Bei der damit erforderlich gewordenen Neubemessung der Strafe für den aufrecht gebliebenen Schuldspruch wegen des Verbrechens des versuchten schweren Raubes nach §§ 15, 142 Abs 1, 143 zweiter Fall StGB waren, ausgehend von einem Strafrahmen von fünf bis zu fünfzehn Jahren, sieben einschlägige Vorstrafen als erschwerend zu werten. Der Angeklagte war erstmals im Alter von sechzehn Jahren straffällig geworden: Für das Verbrechen des versuchten Einbruchsdiebstahls wurde er im Jahr 1986 zu einer bedingt nachgesehenen Freiheitsstrafe von einem Monat verurteilt. 1988 wurde über ihn wegen des Vergehens des versuchten Widerstandes gegen die Staatsgewalt eine Freiheitsstrafe von drei Monaten verhängt, die zunächst bedingt nachgesehen, später aber vollzogen wurde. Im Jahre 1990 wurde er wegen des Verbrechens der Körperverletzung mit Todesfolge zu einer Freiheitsstrafe von zwanzig Monaten verurteilt, aus deren Vollzug er bedingt entlassen wurde, doch wurde diese bedingte Entlassung schließlich widerrufen. 1994 erhielt er für das Vergehen der Körperverletzung nach § 83 Abs 1 StGB eine Freiheitsstrafe von zehn Monaten und wurde 1997 bisher letztmalig wegen einer gravierenden Straftat, nämlich wegen des Verbrechens des schweren Raubes unter Verwendung einer Waffe (Messer) zu einer Freiheitsstrafe von vier Jahren verurteilt. In der Folge wurden über ihn wegen des Vergehens der Körperverletzung nach § 83 Abs 1 StGB (2002) und des versuchten Diebstahls (2005) Geldstrafen verhängt. Als strafmildernd ist insbesondere der Umstand zu berücksichtigen, dass die Tat beim Versuch verblieben ist, sowie das Geständnis des Angeklagten.
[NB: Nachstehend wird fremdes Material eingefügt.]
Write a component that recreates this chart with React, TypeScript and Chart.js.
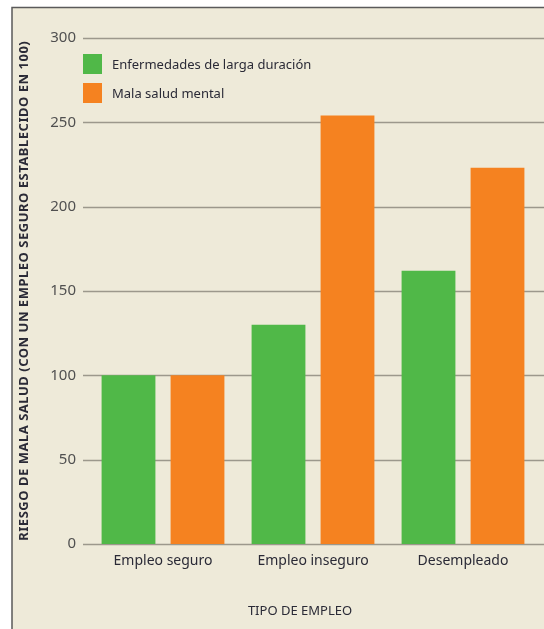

Stellt man weiters eine gewisse intellektuelle Minderbegabung des Angeklagten in Rechnung, dann kann mit einer die gesetzlich vorgesehene Mindeststrafe von fünf Jahren nicht wesentlich übersteigenden Freiheitsstrafe von sechs Jahren noch das Auslangen gefunden werden, um dem Unrechtsgehalt der Tat und der täterbezogenen Schuld, aber auch spezial- und generalpräventiven Bedürfnissen gerecht zu werden.

Im Hinblick auf die Strafneubemessung war der Angeklagte mit seiner Berufung auf diese Entscheidung zu verweisen.

Die Kostenentscheidung ist in § 390a Abs 1 StPO begründet.